Grievance debate
The grievance debate is derived from the centuries old financial procedures of the UK House of Commons. The traditional insistence of the Commons on considering grievances before granting supply to the Crown found expression in the practice of prefacing consideration in Committee of Supply by the motion ‘That Mr Speaker do now leave the Chair’. The question now proposed in the House of Representatives is ‘That grievances be noted’. It is because of the procedural origins of the grievance debate that it is listed on the Notice Paper as an order of the day under government business, rather than private Members’ business.
Programming and scope of the debate
The motion ‘That grievances be noted’ is now a standing referral to the Federation Chamber. The final order of the day in the Federation Chamber on each sitting Tuesday is the grievance debate. The question proposed by the Chair is ‘That grievances be noted’, to which question any Member may address the Chair. If consideration of the question has not concluded after one hour, the debate is interrupted by the Chair. The debate is then adjourned, and its resumption made an order of the day for the next sitting.

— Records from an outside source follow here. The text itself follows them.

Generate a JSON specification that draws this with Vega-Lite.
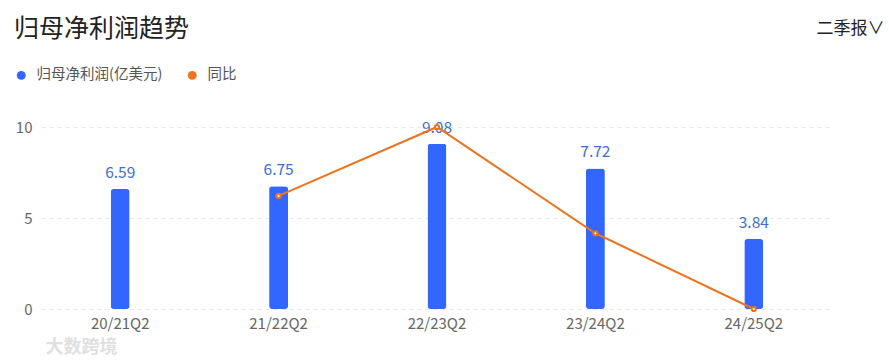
{
  "$schema": "https://vega.github.io/schema/vega-lite/v6.json",
  "width": 792,
  "height": 182,
  "autosize": {"type": "none"},
  "padding": {"left": 41, "top": 127, "right": 56, "bottom": 51},
  "background": "white",
  "config": {"font": "Noto Sans CJK SC", "view": {"stroke": null}},
  "title": {"text": "归母净利润趋势", "anchor": "start", "frame": "group", "dx": -27, "offset": 0, "dy": 23, "fontSize": 25, "fontWeight": "normal", "color": "#222222"},
  "data": {"values": [
    {"q": "20/21Q2", "profit": 6.59, "yoy": null},
    {"q": "21/22Q2", "profit": 6.75, "yoy": 2.43},
    {"q": "22/23Q2", "profit": 9.08, "yoy": 34.52},
    {"q": "23/24Q2", "profit": 7.72, "yoy": -14.98},
    {"q": "24/25Q2", "profit": 3.84, "yoy": -50.26}
  ]},
  "encoding": {
    "x": {"field": "q", "type": "nominal", "sort": null,
      "scale": {"paddingInner": 0, "paddingOuter": 0},
      "axis": {"title": "大数跨境", "titleAnchor": "start", "titleAlign": "left", "titleX": 4, "titleY": 38, "titleBaseline": "middle", "titleColor": "#e0e0e0", "titleFontSize": 18, "titleFontWeight": "bold",
        "labelAngle": 0, "domain": false, "ticks": false, "labelColor": "#666666", "labelFontSize": 15, "labelPadding": 7, "grid": false}}
  },
  "layer": [
    {"layer": [
      {"mark": {"type": "bar", "width": 19, "cornerRadius": 3},
       "encoding": {
         "y": {"field": "profit", "type": "quantitative", "scale": {"domain": [0, 10]},
           "axis": {"values": [0, 5, 10], "title": null, "domain": false, "ticks": false, "labelColor": "#666666", "labelFontSize": 15, "labelPadding": 9, "gridColor": "#e8e8e8", "gridDash": [4, 4]}},
         "color": {"datum": "归母净利润(亿美元)", "type": "nominal",
           "scale": {"domain": ["归母净利润(亿美元)", "同比"], "range": ["#3366ff", "#ea7420"]},
           "legend": {"orient": "none", "legendX": -27, "legendY": -59, "direction": "horizontal", "title": null, "symbolType": "circle", "symbolSize": 80, "symbolStrokeWidth": 0, "labelFontSize": 14.5, "labelColor": "#555555", "columnPadding": 22, "labelOffset": 8}}
       }},
      {"mark": {"type": "text", "baseline": "bottom", "dy": -8, "fontSize": 15.5, "color": "#3f6fcf"},
       "encoding": {
         "y": {"field": "profit", "type": "quantitative"},
         "text": {"field": "profit", "type": "quantitative", "format": ".2f"}
       }}
    ]},
    {"layer": [
      {"mark": {"type": "line", "strokeWidth": 2},
       "encoding": {
         "y": {"field": "yoy", "type": "quantitative", "scale": {"zero": false, "nice": false},
           "axis": {"orient": "right", "labels": false, "ticks": false, "domain": false, "grid": false, "title": "二季报∨", "titleAngle": 0, "titleAlign": "left", "titleBaseline": "middle", "titleX": -17, "titleY": -99, "titleFontSize": 17, "titleFontWeight": "normal", "titleColor": "#222222"}},
         "color": {"datum": "同比", "type": "nominal"}
       }},
      {"mark": {"type": "point", "filled": true, "fill": "#fff3ea", "stroke": "#ea7420", "strokeWidth": 2, "size": 18, "opacity": 1},
       "encoding": {
         "y": {"field": "yoy", "type": "quantitative"}
       }}
    ]}
  ],
  "resolve": {"scale": {"y": "independent"}}
}
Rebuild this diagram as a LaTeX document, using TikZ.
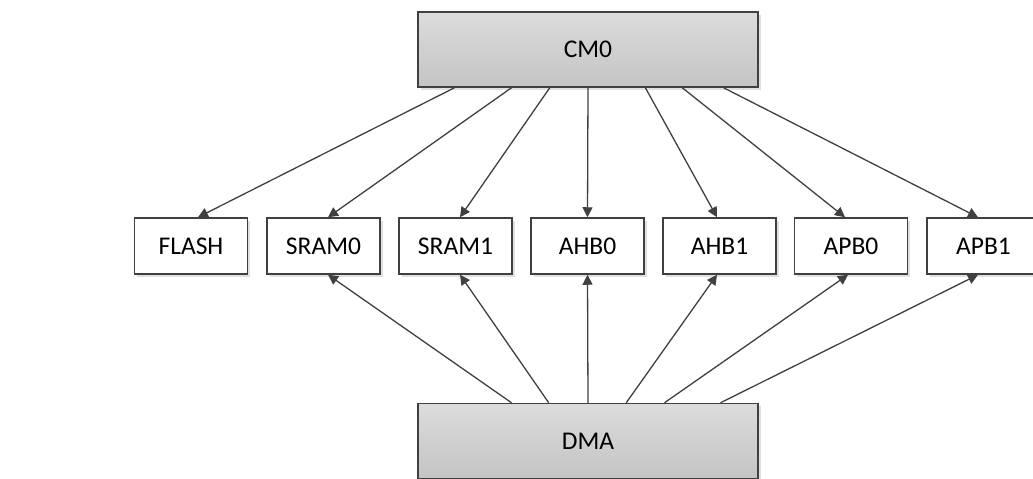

Any Member may address the House on, or move an amendment to, the question ‘That grievances be noted’ but, in practice, Ministers rarely participate in order to give more private Members the opportunity to speak. A Member’s speech is limited to 10 minutes and it is the traditional practice for the first speaker to be called from the Opposition. The grievance debate is regarded by private Members as a most useful opportunity to raise matters in which they have a particular interest or to ventilate complaints or concerns of constituents. The matter raised need not necessarily be an actual ‘grievance’. A wide-ranging debate, similar in scope to that which may occur on the motion for the adjournment of the House, may take place. A matter which has been the subject of a debate earlier in the session may be referred to, but the earlier debate itself may not be revived unless the allusion is relevant to a new aspect or matter which the Member is raising. This restriction does not prevent reference to previous grievance or adjournment debates. Through the application of the general rules of debate a Member may not anticipate discussion of a subject which appears on the Notice Paper and is expected to be debated on the next sitting day, but incidental reference is permitted.
The scope of an amendment is practically unlimited and debate may then cover both the main question and the amendment. Amendments were frequently moved until about 1924—primarily to seek a resolution of the House or to focus attention on a particular subject—but are now rare. Only three amendments have been agreed to, two of them involving amendments to proposed amendments.
A Member may present a petition during the grievance debate provided the Petitions Committee has checked the petition for compliance with the standing orders and approved it for presentation.